Warren Miller was one of hundreds - even thousands - of unheralded role players in National Hockey League history. He went about his job with a great deal of effort but little fanfare.
Those other things were what Miller did most. A honest NHL laborer, Miller was best known for checking the opposition, either by shadowing his man or by applying a determined forecheck. He worked doggedly to get the puck away from the opposition, only to fire into the opposition's zone and then quickly change on the fly, so that a more offensive player could retrieve it and hopefully create a scoring opportunity.
Miller was selected by the New York Rangers in the 1974 NHL entry draft. He wasn't much of a prospect at that time, as suggested by his 21st round, 241st overall selection. Miller opted to stay at the University of Minnesota rather than take his chances at the pro level. That turned out to be the best thing Warren Miller ever did for his hockey career, as he blossomed over the next three years, as he aided his squad to 2 NCAA championships, and one runner up!
In the spring of 1976 he opted to join the Calgary Cowboys of the WHA rather than the Rangers. He spent three seasons in the rebel league, bouncing around with Calgary, Edmonton, and Quebec before finally finding his niche with the New England Whalers.
Unfortunately for Miller, the WHA collapsed following that 1978-79 season. The Whalers joined the NHL but most of their players were dispersed back to teams that originally owned their NHL rights. Miller finally moved to New York City.
His stay in New York was not a good one.
"(It) was really a wasted year for me," he said. "I was disappointed in my ice time. I'd get the odd shift here and there, but that was about it.
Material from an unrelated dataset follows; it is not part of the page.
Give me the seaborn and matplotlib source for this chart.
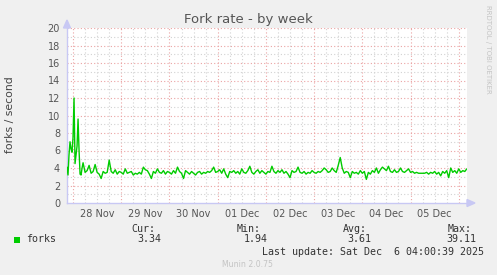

When you're used like that, people become skeptical."
In the off season the Whalers, led by coach Don Blackburn, inquired about his services. They came to an agreement that saw an undisclosed amount of cash go to the Big Apple in exchange for Miller.
"Warren Miller is golden," exclaimed an elated Blackburn at the time. "He can play for me any day. We can always find a spot for a player like him."
Despite not being used much in New York, Miller made a good impression on his coach, the legendary Fred Shero.
"I was talking to Freddie Shero one time about Miller," continued Blackburn. "He said that there were days that he didn't feel like going to practice. That the team was down and so was he. But there was one guy he could count on, one guy who would always be going, even in practice. Miller, Freddie said. Just watching him work made Shero's whole day!"
Miller was equally happy to return to Hartford, and be reunited with Blackburn.
"Blackie has always shown a lot of confidence in me. That helps quite a bit. I think that management wanted me to get at least 20 goals. I knew I could if got to play." Miller said.
And that's exactly what happened. Miller got to play regularly on the Whalers third line, which was generally a checking line. He also was a regular on the penalty killer unit. With the extra ice time Miller scored 22 goals and a like number of assists in 77 games. 3 of Miller's goals came in one game against the Philadelphia Flyers.
Miller gave a lot credit for his success to coach Blackburn, but also to his hockey gloves.
"I found an old pair of gloves at the practice rink. They're torn and loose, but they feel great. I think that I'm handling the puck better, I mean, I can feel the stick in my hands."
Miller finished that 1980-81 season with a strong performance at the World Championships, as his Whalers missed the playoffs. Miller scored 3 goals and 5 points, as he utilized his speed on the bigger ice surface to perfection.
The 1981-82 season started off with great promise for Miller. He was named to Team USA at the second Canada Cup tournament. He continued his great work ethic, and was rewarded with 2 goals there.
But back in Hartford, things were not looking as bright. Coach Blackburn was fired late in the previous season. How would a new coach alter Miller's ice time? Larry Pleau answered that question by reducing it unfortunately, and Miller's production slipped. He still played in 74 games and was a regular, but he scored only 10 goals and 22 points.
That was a tough year for Miller, but nowhere near as tough as 1982-83 would prove to be. He struggle with his confidence all year long. He was in and out of the lineup, and ended up scoring just 1 goal and 10 assists in 56 contests. That proved to be Miller's last season in the National Hockey League.
While the flashy players always get the headlines, its the hard working skaters who do the "other things" that are the soul of hockey. Skaters like Warren Miller.